** START Dataset excerpt **

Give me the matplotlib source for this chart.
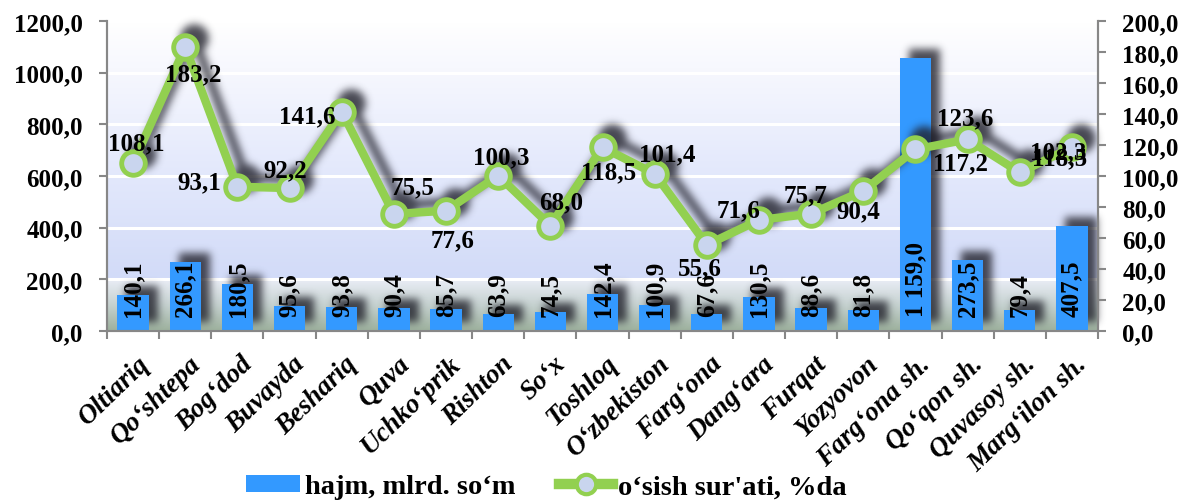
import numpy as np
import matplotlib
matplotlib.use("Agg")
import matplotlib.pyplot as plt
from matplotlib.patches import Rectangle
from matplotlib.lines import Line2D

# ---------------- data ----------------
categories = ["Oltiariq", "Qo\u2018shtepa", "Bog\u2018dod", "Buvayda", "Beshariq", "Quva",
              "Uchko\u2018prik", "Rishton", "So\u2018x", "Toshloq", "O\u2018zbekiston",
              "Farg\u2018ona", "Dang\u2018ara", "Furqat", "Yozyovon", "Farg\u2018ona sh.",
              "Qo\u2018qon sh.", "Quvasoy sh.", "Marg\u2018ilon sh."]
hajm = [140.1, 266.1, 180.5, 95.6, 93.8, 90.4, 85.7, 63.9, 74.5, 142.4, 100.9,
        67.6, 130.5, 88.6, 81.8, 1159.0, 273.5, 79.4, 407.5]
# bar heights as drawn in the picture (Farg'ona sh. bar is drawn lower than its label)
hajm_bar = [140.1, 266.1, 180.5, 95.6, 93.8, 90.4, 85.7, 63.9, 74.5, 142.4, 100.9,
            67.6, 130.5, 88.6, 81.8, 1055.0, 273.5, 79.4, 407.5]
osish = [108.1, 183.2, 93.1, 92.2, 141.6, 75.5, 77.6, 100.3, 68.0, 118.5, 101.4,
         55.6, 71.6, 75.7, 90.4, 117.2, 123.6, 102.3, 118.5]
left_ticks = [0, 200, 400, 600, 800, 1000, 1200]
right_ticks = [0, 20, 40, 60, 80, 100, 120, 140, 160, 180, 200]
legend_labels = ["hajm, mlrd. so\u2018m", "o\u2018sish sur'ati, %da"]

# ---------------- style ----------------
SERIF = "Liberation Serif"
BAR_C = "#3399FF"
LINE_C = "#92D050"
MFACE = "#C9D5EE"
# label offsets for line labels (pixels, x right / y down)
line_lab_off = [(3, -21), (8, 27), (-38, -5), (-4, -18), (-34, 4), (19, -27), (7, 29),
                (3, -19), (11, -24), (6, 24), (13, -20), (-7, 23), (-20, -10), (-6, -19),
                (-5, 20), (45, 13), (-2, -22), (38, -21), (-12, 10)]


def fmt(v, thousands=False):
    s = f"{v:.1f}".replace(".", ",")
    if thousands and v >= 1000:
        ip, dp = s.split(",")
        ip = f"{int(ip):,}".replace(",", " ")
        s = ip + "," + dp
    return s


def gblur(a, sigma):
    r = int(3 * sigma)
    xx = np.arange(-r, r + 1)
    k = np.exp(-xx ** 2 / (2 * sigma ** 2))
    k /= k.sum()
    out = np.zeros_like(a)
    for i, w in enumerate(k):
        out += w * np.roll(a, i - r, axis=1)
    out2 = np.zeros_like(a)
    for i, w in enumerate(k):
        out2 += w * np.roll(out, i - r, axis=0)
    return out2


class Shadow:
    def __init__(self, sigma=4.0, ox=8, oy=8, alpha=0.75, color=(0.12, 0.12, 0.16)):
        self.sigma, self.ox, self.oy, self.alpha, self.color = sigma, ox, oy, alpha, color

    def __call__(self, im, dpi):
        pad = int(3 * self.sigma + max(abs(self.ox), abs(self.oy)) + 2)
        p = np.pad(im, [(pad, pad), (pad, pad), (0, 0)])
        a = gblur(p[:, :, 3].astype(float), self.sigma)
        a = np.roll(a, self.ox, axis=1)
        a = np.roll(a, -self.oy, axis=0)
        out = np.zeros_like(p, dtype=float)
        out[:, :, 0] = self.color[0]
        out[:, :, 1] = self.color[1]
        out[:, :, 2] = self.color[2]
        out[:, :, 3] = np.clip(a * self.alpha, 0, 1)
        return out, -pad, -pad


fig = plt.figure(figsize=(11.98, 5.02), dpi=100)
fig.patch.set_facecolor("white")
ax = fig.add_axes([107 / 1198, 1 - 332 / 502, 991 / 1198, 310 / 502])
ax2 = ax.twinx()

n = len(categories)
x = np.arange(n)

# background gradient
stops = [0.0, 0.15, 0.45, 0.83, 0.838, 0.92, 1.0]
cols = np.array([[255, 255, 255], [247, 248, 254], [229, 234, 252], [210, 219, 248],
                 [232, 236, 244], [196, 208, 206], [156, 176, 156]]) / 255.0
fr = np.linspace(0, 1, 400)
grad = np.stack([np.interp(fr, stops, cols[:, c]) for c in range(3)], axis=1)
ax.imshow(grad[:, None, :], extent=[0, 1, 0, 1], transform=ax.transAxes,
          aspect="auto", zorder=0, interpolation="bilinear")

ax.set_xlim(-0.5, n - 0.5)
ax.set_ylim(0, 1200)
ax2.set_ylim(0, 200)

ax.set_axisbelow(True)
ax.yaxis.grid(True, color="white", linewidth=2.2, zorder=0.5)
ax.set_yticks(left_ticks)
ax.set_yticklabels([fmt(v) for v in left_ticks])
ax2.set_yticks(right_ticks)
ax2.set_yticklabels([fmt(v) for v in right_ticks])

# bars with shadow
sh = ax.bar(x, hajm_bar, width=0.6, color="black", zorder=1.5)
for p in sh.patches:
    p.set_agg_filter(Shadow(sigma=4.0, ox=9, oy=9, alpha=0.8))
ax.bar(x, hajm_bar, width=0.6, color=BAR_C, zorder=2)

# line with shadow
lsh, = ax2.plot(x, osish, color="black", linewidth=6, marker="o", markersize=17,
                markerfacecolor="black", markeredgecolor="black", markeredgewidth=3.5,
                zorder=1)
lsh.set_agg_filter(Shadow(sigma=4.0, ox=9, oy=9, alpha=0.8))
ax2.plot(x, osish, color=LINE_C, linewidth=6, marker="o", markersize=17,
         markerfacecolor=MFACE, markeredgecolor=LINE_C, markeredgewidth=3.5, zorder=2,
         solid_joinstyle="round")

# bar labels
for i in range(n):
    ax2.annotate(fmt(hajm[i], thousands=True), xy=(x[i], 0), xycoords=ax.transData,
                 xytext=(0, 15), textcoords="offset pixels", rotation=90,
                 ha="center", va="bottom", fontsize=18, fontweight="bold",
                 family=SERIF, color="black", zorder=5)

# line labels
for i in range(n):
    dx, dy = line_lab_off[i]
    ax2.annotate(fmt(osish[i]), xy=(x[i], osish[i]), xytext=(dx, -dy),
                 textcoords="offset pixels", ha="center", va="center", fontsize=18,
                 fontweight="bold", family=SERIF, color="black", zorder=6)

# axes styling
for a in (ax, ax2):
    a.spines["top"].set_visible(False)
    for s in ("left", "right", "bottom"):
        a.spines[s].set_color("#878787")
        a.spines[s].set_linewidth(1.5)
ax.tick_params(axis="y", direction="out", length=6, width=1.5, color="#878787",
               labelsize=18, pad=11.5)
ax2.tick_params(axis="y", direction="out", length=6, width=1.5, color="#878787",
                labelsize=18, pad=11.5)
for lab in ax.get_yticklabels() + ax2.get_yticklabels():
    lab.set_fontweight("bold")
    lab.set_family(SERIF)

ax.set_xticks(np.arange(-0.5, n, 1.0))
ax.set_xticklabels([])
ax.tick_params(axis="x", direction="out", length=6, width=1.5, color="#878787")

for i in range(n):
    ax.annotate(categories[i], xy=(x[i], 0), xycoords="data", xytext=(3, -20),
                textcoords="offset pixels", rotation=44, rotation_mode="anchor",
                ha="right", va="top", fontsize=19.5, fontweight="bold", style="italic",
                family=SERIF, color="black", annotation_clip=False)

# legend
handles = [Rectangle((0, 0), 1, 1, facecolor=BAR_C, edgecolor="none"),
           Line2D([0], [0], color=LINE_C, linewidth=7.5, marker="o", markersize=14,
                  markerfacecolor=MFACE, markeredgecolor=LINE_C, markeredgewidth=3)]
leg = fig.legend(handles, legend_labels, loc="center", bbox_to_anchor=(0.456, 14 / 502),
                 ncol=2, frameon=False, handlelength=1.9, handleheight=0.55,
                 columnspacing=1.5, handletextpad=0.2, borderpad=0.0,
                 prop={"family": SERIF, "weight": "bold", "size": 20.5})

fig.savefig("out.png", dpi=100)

** END Dataset excerpt **

_Exercise description_: Leave out any pictures, please, and quote only the lines from the top of the data through the line that contains "from matplotlib.lines import Line2D".

_The result_:
Give me the matplotlib source for this chart.
import numpy as np
import matplotlib
matplotlib.use("Agg")
import matplotlib.pyplot as plt
from matplotlib.patches import Rectangle
from matplotlib.lines import Line2D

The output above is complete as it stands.